Two different expansions of $\frac{z}{1-z}$

Solution 1:

Since minimalrho has explained how to proceed with the given hint, I'll give an alternative method. The $k$th summand of the first series can be written

$$\frac{z^{2^k}}{1 - z^{2^{k}}} - \frac{z^{2^{k+1}}}{1-z^{2^{k+1}}}$$

and the $k$th summand of the second series can be written

$$\frac{2^kz^{2^k}}{1 - z^{2^k}} - \frac{2^{k+1}z^{2^{k+1}}}{1-z^{2^{k+1}}}$$

Hence, the $N$th partial sums of the two series telescope to

$$\frac{z}{1 - z} - \frac{z^{2^{N+1}}}{1 - z^{2^{N+1}}}\quad \text{and}\quad \frac{z}{1 - z} - \frac{2^{N+1}z^{2^{N+1}}}{1 - z^{2^{N+1}}}$$

respectively.
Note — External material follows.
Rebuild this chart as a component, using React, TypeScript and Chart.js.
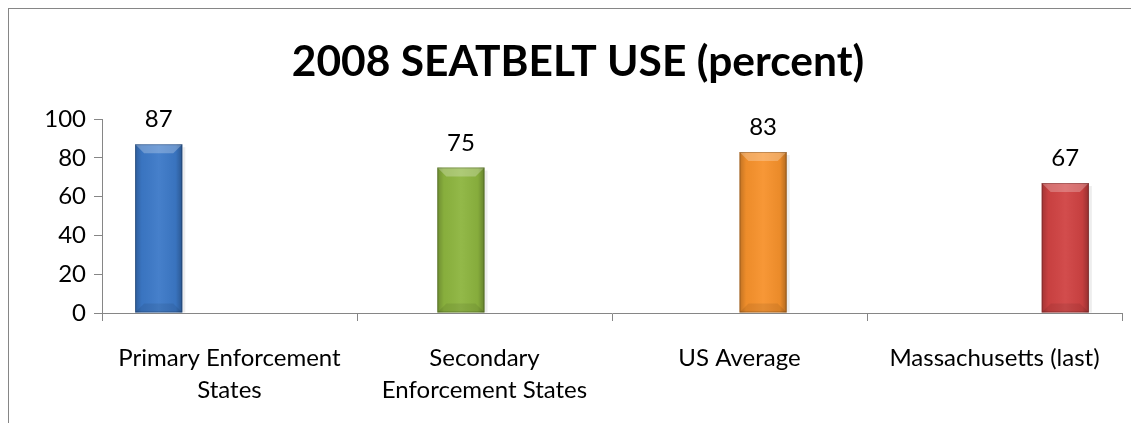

Using the condition $\lvert z\rvert < 1$, argue that $z^{2^{N+1}}/(1 - z^{2^{N+1}})$ and $2^{N+1}z^{2^{N+1}}/(1 - z^{2^{N+1}})$ tend to $0$ as $N\to \infty$. Then the results follow.

Solution 2:

Hint and partial answer: Using this partition of integers and $$\frac{z}{1-z}=\sum_{n=1}z^n=...$$ This series is absolute converging given $|z|<1$, thus changing the order of summation doesn't affect the final value. As a result: $$...=\sum_{k=0}\left(\sum_{t\in A_k}z^t\right)=\sum_{t\in A_0}z^t+ \sum_{k=1}\left(\sum_{t\in A_k}z^t\right)=\sum_{s=0}z^{2s+1} + \sum_{k=1}\left(\sum_{s=0}z^{2^k(2s+1)}\right)=\\ z\sum_{s=0}z^{2s}+\sum_{k=1}z^{2^k}\left(\sum_{s=0}z^{2^k(2s)}\right)=\frac{z}{1-z^2}+\sum_{k=1}\frac{z^{2^k}}{1-z^{2^{k+1}}}$$